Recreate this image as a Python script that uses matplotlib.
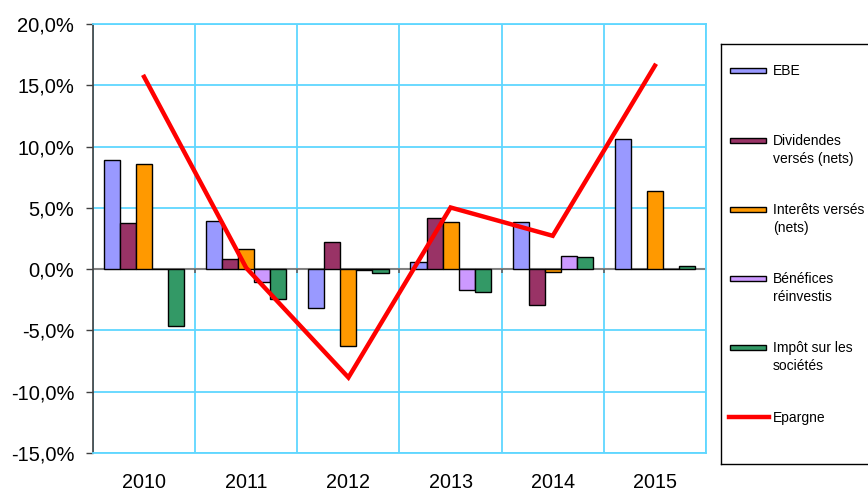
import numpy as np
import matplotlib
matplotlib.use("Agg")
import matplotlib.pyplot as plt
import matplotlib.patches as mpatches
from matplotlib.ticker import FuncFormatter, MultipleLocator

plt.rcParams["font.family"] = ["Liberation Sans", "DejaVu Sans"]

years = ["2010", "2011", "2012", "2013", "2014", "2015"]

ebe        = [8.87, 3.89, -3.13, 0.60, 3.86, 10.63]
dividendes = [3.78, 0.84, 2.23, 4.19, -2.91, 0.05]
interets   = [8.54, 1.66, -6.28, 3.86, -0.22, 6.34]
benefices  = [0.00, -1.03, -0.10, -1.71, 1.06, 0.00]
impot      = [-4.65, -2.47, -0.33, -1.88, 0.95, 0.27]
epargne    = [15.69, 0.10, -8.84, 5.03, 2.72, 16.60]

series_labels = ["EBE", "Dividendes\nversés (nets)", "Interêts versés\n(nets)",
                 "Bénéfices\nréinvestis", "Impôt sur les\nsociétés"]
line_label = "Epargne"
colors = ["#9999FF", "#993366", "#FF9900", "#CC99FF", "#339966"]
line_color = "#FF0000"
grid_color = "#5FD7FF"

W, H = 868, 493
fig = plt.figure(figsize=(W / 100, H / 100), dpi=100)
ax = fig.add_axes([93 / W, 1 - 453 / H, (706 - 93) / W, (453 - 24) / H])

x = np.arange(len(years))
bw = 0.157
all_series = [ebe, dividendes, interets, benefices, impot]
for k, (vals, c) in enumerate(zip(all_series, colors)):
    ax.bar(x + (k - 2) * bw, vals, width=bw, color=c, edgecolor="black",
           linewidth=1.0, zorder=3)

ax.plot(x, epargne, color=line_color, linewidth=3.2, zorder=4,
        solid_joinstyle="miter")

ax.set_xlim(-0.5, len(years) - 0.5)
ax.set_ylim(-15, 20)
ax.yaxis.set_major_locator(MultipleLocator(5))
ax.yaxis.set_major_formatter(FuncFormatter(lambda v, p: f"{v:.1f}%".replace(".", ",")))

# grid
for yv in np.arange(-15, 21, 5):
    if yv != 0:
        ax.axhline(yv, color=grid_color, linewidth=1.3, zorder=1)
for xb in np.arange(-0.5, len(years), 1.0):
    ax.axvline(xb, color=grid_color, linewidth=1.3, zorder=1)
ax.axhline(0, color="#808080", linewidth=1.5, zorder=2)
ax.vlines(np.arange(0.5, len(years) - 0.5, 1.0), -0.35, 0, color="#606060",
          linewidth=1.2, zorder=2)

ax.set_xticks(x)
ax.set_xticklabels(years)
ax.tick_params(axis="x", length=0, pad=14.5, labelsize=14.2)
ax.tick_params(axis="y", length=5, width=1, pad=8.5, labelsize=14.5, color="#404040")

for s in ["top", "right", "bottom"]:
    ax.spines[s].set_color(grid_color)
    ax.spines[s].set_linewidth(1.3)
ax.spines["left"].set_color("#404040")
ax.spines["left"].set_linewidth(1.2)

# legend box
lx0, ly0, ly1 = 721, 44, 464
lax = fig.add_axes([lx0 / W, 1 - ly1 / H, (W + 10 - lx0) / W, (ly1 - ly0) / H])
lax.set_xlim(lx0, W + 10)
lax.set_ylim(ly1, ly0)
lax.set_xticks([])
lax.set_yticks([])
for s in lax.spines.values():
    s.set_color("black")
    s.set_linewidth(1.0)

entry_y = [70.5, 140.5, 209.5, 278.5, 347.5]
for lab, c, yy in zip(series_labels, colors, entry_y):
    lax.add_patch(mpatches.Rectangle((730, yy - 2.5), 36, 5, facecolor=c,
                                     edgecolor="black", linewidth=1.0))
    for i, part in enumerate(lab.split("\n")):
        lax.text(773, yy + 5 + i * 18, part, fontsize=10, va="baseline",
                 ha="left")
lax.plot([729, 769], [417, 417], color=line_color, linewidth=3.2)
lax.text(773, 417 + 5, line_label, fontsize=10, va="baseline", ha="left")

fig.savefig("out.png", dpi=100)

* **Exercise aim**:
Where a line of the material above holds the string "matplotlib", copy that line.

* **The completed task**:
Recreate this image as a Python script that uses matplotlib.
import matplotlib
matplotlib.use("Agg")
import matplotlib.pyplot as plt
import matplotlib.patches as mpatches
from matplotlib.ticker import FuncFormatter, MultipleLocator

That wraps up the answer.